Wednesday, October 16, 2013

Week of October 16


Congratulations to my mentor! He and his wife had a baby boy this past week, so he won't be coming in for the next two weeks. However, I still went to Siena to answer some of the study questions he'd given me and to work on my Python skills.

Here are the study questions I answered:
 


What are quarks?
A quark is an elementary particle that is believed to be a fundamental constituent of matter (it serves as a sort of “building block” for matter).

Quarks, which are never found in isolation,  make up composite particles called hadrons, which include protons and neutrons.

Antiparticles of quarks are called antiquarks, and they have the same general properties of quarks except their charges have the opposite sign.

Flavors of quarks:
Up (u): + 2/3
Down (d): -1/3
Strange (s): -1/3
Charm: + 2/3
Top (t): +2/3
Bottom (b): -⅓

Properties of quarks:
Electric charge

Spin (form of angular momentum; can be visualized as the rotation of an object around its own axis)

Weak interaction: A quark of one flavor can transform into a quark of another flavor only through the weak interaction. By absorbing or emitting a W boson, any up-type quark (up, charm, and top quarks) can change into any bottom-type quark (down, strange, bottom) or vice versa.

Mass

Color charge and strong interaction:
Quarks have electromagnetic charge, but they also have a completely different type of charge called color charge. The force between color-charged particles is called the strong interaction force. The strong force holds quarks together to form hadrons, and its carrier particles are called gluons.

While quarks have color charge, composite particles made out of quarks have no net color charge (they are color neutral). As a result, the strong force only takes place on the really small level of quark interactions.

What are gluons?

Gluons are elementary particles that act as the exchange particles for the strong force between quarks. Gluons themselves carry color charge, and therefore participate in the strong interaction in addition to mediating it.

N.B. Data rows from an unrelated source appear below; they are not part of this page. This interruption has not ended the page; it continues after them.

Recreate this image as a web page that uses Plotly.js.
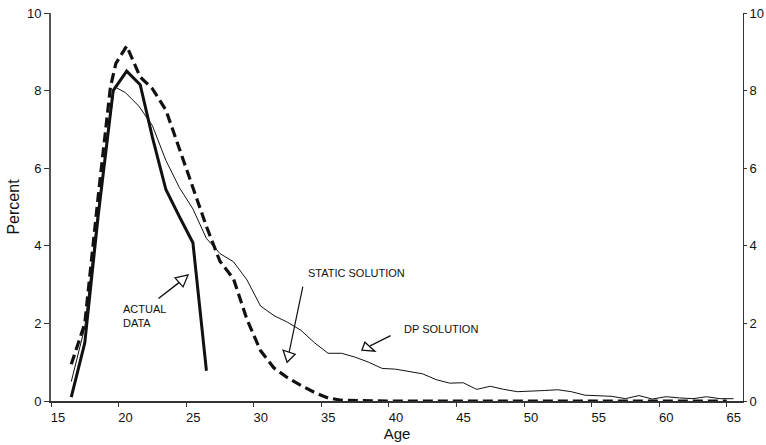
<!DOCTYPE html>
<html>
<head>
<meta charset="utf-8">
<script src="https://cdn.plot.ly/plotly-3.0.1.min.js"></script>
<style>html,body{margin:0;padding:0;background:#fff;}#chart{width:766px;height:445px;}</style>
</head>
<body>
<div id="chart"></div>
<script>
// ---- data ----
const actualAge = [16.5, 17.5, 18.5, 19.6, 20.6, 21.6, 22.5, 23.5, 24.5, 25.5, 26.5];
const actualPct = [0.1, 1.5, 4.8, 8.0, 8.5, 8.15, 6.8, 5.45, 4.75, 4.08, 0.78];

const staticAge = [16.5, 17.5, 18.5, 19.4, 19.8, 20.6, 21.6, 22.5, 23.5, 24.5, 25.5, 26.5, 27.5, 28.5, 29.5, 30.5, 31.5, 32.5, 33.5, 34.5, 35.5, 36.5, 40, 45, 50, 55, 60, 65];
const staticPct = [0.95, 2.0, 5.3, 8.1, 8.7, 9.15, 8.35, 8.05, 7.5, 6.5, 5.5, 4.5, 3.6, 3.15, 2.1, 1.3, 0.85, 0.6, 0.4, 0.22, 0.08, 0.02, 0, 0, 0, 0, 0, 0];

const dpAge = [16.5, 17.5, 18.5, 19.7, 20.5, 21.5, 22.5, 23.5, 24.5, 25.5, 26.5, 27.5, 28.5, 29.5, 30.5, 31.5, 32.5, 33.5, 34.5, 35.5, 36.5, 37.5, 38.5, 39.5, 40.5, 41.5, 42.5, 43.5, 44.5, 45.5, 46.5, 47.5, 48.5, 49.5, 50.5, 51.5, 52.5, 53.5, 54.5, 55.5, 56.5, 57.5, 58.5, 59.5, 60.5, 61.5, 62.5, 63.5, 64.5, 65.5];
const dpPct = [0.5, 1.9, 5.0, 8.1, 7.95, 7.6, 7.1, 6.2, 5.5, 4.95, 4.19, 3.8, 3.59, 3.12, 2.45, 2.2, 2.03, 1.82, 1.5, 1.23, 1.23, 1.13, 1.0, 0.84, 0.82, 0.76, 0.7, 0.55, 0.46, 0.47, 0.3, 0.38, 0.3, 0.24, 0.25, 0.27, 0.29, 0.24, 0.15, 0.14, 0.12, 0.06, 0.14, 0.05, 0.11, 0.08, 0.06, 0.11, 0.06, 0.06];

const xTicks = [15, 20, 25, 30, 35, 40, 45, 50, 55, 60, 65];
const yTicks = [0, 2, 4, 6, 8, 10];

// annotation labels
const labelActual = "ACTUAL<br>DATA";
const labelStatic = "STATIC SOLUTION";
const labelDP = "DP SOLUTION";

const FONT = "Liberation Sans, Arial, Helvetica, sans-serif";

const traces = [
  {x: dpAge, y: dpPct, mode: "lines", line: {color: "#111", width: 1}, hoverinfo: "skip"},
  {x: staticAge, y: staticPct, mode: "lines", line: {color: "#111", width: 3.2, dash: "10px,5px"}, hoverinfo: "skip"},
  {x: actualAge, y: actualPct, mode: "lines", line: {color: "#111", width: 3}, hoverinfo: "skip"},
  {x: [15], y: [0], yaxis: "y2", mode: "markers", marker: {opacity: 0}, hoverinfo: "skip"}
];

// hollow arrow heads (pixel paths anchored at the tip)
function head(xa, ya, path) {
  return {type: "path", xref: "x", yref: "y", xsizemode: "pixel", ysizemode: "pixel",
          xanchor: xa, yanchor: ya, path: path, line: {color: "#111", width: 1.3}, fillcolor: "rgba(0,0,0,0)"};
}

const layout = {
  width: 766, height: 445,
  margin: {l: 51, r: 23, t: 13, b: 44},
  paper_bgcolor: "#fff", plot_bgcolor: "#fff",
  showlegend: false,
  font: {family: FONT, color: "#111", size: 13},
  xaxis: {
    range: [15, 66.2], tickvals: xTicks, ticktext: xTicks.map(String),
    showgrid: false, zeroline: false, showline: true, linecolor: "#333", linewidth: 1.5,
    ticks: "outside", ticklen: 4, tickcolor: "#333", ticklabelshift: 7,
    tickfont: {size: 13, family: FONT},
    title: {text: "Age", font: {size: 15, family: FONT}, standoff: 4}
  },
  yaxis: {
    range: [0, 10], tickvals: yTicks, showgrid: false, zeroline: false,
    showline: true, linecolor: "#555", linewidth: 2,
    ticks: "outside", ticklen: 5, tickcolor: "#333",
    tickfont: {size: 13, family: FONT},
    title: {text: "Percent", font: {size: 16, family: FONT}, standoff: 3}
  },
  yaxis2: {
    range: [0, 10], tickvals: yTicks, overlaying: "y", side: "right",
    showgrid: false, zeroline: false, showline: true, linecolor: "#333", linewidth: 1,
    ticks: "outside", ticklen: 3, tickcolor: "#333",
    tickfont: {size: 13, family: FONT}
  },
  annotations: [
    {x: 20.2, y: 2.2, xref: "x", yref: "y", text: labelActual, showarrow: false, align: "left",
     xanchor: "left", yanchor: "middle", font: {size: 11, family: FONT}},
    {x: 33.9, y: 3.3, xref: "x", yref: "y", text: labelStatic, showarrow: false,
     xanchor: "left", yanchor: "middle", font: {size: 11, family: FONT}},
    {x: 41.0, y: 1.85, xref: "x", yref: "y", text: labelDP, showarrow: false,
     xanchor: "left", yanchor: "middle", font: {size: 11, family: FONT}},
    // shafts
    {x: 24.47, y: 3.05, ax: -22, ay: 17, xref: "x", yref: "y",
     showarrow: true, arrowhead: 0, arrowwidth: 1.4, arrowcolor: "#111", text: ""},
    {x: 32.62, y: 1.26, ax: 14, ay: -67, xref: "x", yref: "y", showarrow: true, arrowhead: 0,
     arrowwidth: 1.2, arrowcolor: "#111", text: ""},
    {x: 38.61, y: 1.42, ax: 22, ay: -11, xref: "x", yref: "y", showarrow: true, arrowhead: 0,
     arrowwidth: 1.2, arrowcolor: "#111", text: ""}
  ],
  shapes: [
    head(25.14, 3.25, "M 0 0 L -13 -3 L -5 -12 Z"),
    head(32.47, 1.0, "M 0 0 L -4 12 L 8 8 Z"),
    head(38.0, 1.31, "M 0 0 L 3 8 L 13 -1 Z")
  ]
};

Plotly.newPlot("chart", traces, layout, {staticPlot: true, displayModeBar: false});
</script>
</body>
</html>
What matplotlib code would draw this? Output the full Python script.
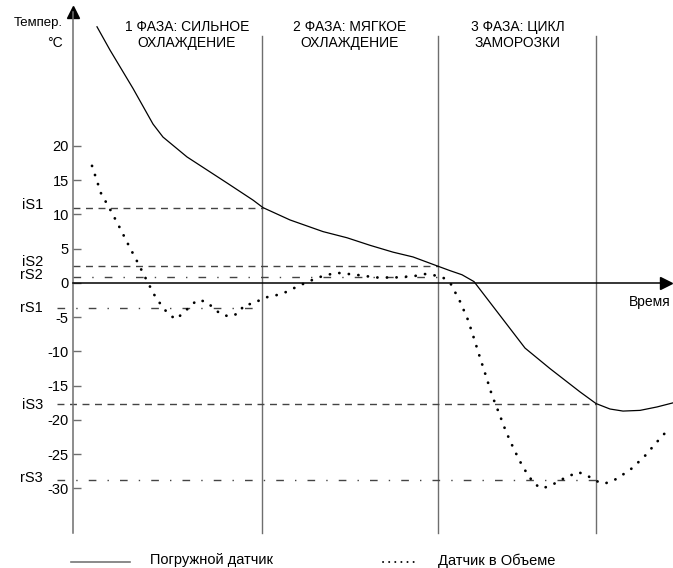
import matplotlib
matplotlib.use("Agg")
import matplotlib.pyplot as plt
from matplotlib.lines import Line2D

plt.rcParams['font.family'] = ['Liberation Sans', 'DejaVu Sans']
plt.rcParams['lines.scale_dashes'] = False

# ---- данные (время в условных единицах, температура в °C) ----
probe_t = [2.4, 3.7, 6.0, 8.0, 9.0, 11.4, 15.4, 18.0, 19.0, 21.7, 25.0, 27.4,
           29.7, 32.0, 34.0, 36.4, 37.7, 38.9, 40.1, 45.2, 47.7, 50.7, 52.3,
           53.7, 55.0, 56.7, 58.4, 60.0]
probe_temp = [37.4, 34.0, 28.4, 23.2, 21.3, 18.4, 14.6, 12.1, 11.0, 9.2, 7.5, 6.6,
              5.5, 4.5, 3.8, 2.5, 1.8, 1.2, 0.2, -9.5, -12.5, -15.9, -17.6,
              -18.4, -18.7, -18.6, -18.1, -17.5]

air_t = [1.9, 2.8, 3.8, 4.7, 5.6, 6.5, 7.4, 8.3, 9.5, 10.3, 11.0, 12.4, 13.3,
         14.8, 15.7, 16.6, 17.1, 18.1, 19.0, 20.9, 22.6, 24.5, 26.3, 28.3, 30.3,
         32.2, 34.1, 35.2, 36.2, 37.1, 37.8, 38.7, 39.5, 40.1, 40.7, 41.3, 41.9,
         42.6, 43.3, 44.1, 45.0, 46.1, 46.9, 47.9, 48.7, 50.5, 51.4, 52.3, 53.1,
         54.0, 55.7, 57.1, 58.4, 59.7]
air_temp = [17.1, 13.1, 10.5, 8.0, 5.4, 2.9, 0.3, -2.2, -4.5, -5.3, -4.4, -2.5,
            -2.7, -4.6, -4.9, -4.4, -3.2, -3.0, -2.2, -1.6, -0.4, 0.8, 1.5, 1.2,
            0.8, 0.8, 1.0, 1.3, 1.1, 0.7, -0.2, -2.7, -5.4, -8.1, -10.9, -13.6,
            -16.4, -19.0, -21.7, -24.3, -26.9, -29.3, -30.0, -29.5, -28.8, -27.6,
            -28.1, -28.9, -29.3, -28.9, -27.3, -25.4, -23.2, -21.1]

phase_bounds = [18.9, 36.5, 52.3]
phase_titles = ['1 ФАЗА: СИЛЬНОЕ\nОХЛАЖДЕНИЕ', '2 ФАЗА: МЯГКОЕ\nОХЛАЖДЕНИЕ',
                '3 ФАЗА: ЦИКЛ\nЗАМОРОЗКИ']
phase_centers = [11.4, 27.7, 44.5]

thr_names = ['iS1', 'iS2', 'rS2', 'rS1', 'iS3', 'rS3']
thr_values = [11.0, 2.5, 0.8, -3.6, -17.6, -28.8]
thr_start = [0, 0, 0, -1.6, -1.6, -1.6]
thr_end = [19.0, 36.5, 36.5, 18.9, 52.3, 52.3]
thr_kind = ['dash', 'dash', 'dashdot', 'dashdot', 'dash', 'dashdot']
thr_label_y = [11.4, 3.1, 1.2, -3.65, -17.8, -28.5]

yticks = [-30, -25, -20, -15, -10, -5, 0, 5, 10, 15, 20]

narrow = ['Liberation Sans Narrow', 'Liberation Sans', 'DejaVu Sans']

fig = plt.figure(figsize=(6.73, 5.68), dpi=100)
ax = fig.add_axes([0, 0, 1, 1])
ax.set_xlim(-7.3, 60.0)
ax.set_ylim(-41.61, 41.31)
ax.patch.set_visible(False)

# оси
ax.spines['top'].set_visible(False)
ax.spines['right'].set_visible(False)
ax.spines['left'].set_position(('data', 0))
ax.spines['left'].set_bounds(-36.5, 39.5)
ax.spines['left'].set_color('#6e6e6e')
ax.spines['left'].set_linewidth(1.1)
ax.spines['bottom'].set_position(('data', 0))
ax.spines['bottom'].set_bounds(0, 59.3)
ax.spines['bottom'].set_color('black')
ax.spines['bottom'].set_linewidth(1.1)
ax.set_xticks([])
ax.set_yticks(yticks)
ax.set_yticklabels([str(v) for v in yticks])
ax.tick_params(axis='y', direction='in', length=6, width=1, color='#6e6e6e',
               pad=3, labelsize=10.5)
ax.plot(0, 39.6, marker='^', color='black', ms=8, clip_on=False)
ax.plot(59.3, 0, marker='>', color='black', ms=8, clip_on=False)

# фазы
for xb in phase_bounds:
    ax.plot([xb, xb], [-36.5, 36.1], color='#6e6e6e', lw=1.0)
for xc, title in zip(phase_centers, phase_titles):
    ax.text(xc, 36.2, title, ha='center', va='center', fontsize=10,
            family=narrow, linespacing=1.25)

# пороги
for name, val, x0, x1, kind, ly in zip(thr_names, thr_values, thr_start,
                                       thr_end, thr_kind, thr_label_y):
    if kind == 'dash':
        dashes = (5.0, 4.0)
    else:
        dashes = (5.5, 8.0, 1.0, 8.0)
    ax.plot([x0, x1], [val, val], color='#444444', lw=1.0, dashes=dashes)
    ax.text(-3.0, ly, name, ha='right', va='center', fontsize=10.5)

# датчики
ax.plot(probe_t, probe_temp, color='black', lw=0.9, clip_on=False)
ax.plot(air_t, air_temp, color='black', lw=2.0, dashes=(0.1, 6.8),
        dash_capstyle='round', clip_on=False)

# подписи осей
ax.text(-1.0, 37.9, 'Темпер.', ha='right', va='center', fontsize=9.5, family=narrow)
ax.text(-1.0, 35.0, '°C', ha='right', va='center', fontsize=10, family=narrow)
ax.text(57.7, -2.8, 'Время', ha='center', va='center', fontsize=10, family=narrow)

# легенда
ax.add_line(Line2D([-0.2, 5.7], [-40.7, -40.7], color='#777777', lw=1.2))
ax.text(7.7, -40.5, 'Погружной датчик', ha='left', va='center', fontsize=10.5,
        family=narrow)
ax.add_line(Line2D([31.0, 34.3], [-40.7, -40.7], color='black', lw=1.4,
                   dashes=(0.1, 4.3), dash_capstyle='round'))
ax.text(36.5, -40.5, 'Датчик в Объеме', ha='left', va='center', fontsize=10.5,
        family=narrow)

fig.savefig('out.png', dpi=100)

Quarks carry three types of color charge (blue, red, and green) and antiquarks carry three types of anticolor (antiblue, antired, and antigreen). Gluons can be thought of as carrying both color and anticolor.

Since the force-carrying gluons have a color charge, they participate in strong interactions. As a quark-antiquark pair separates, the gluon field forms a narrow tube (or string) of color field between them. This tube of color field means that there is a strong force between the quark pair that remains constant, regardless of their distance.

What are mesons?

Mesons are hadronic subatomic particles composed of one quark and one antiquark, bound together by the strong interaction. All mesons are unstable, and charged mesons decay (sometimes through intermediate particles) to form electrons or neutrinos. Mesons are not produced by radioactive decay, but instead appear in nature only as short-lived products of very high-energy interactions in matter, between particles composed of quarks.

Each type of meson has a corresponding antimeson in which quarks are replaced by their corresponding antiquarks and vice-versa. For example, a positive pion (π+) is made of one up quark and one down antiquark; and its corresponding antiparticle, the negative pion (π−), is made of one up antiquark and one down quark.

Mesons participate in both weak and strong interactions.

1 comment:

  1. This all seems like great preparation for you internship work. You should be in good shape once you are all back together and studying physics.

    Remember to cite sources if you include information from another person.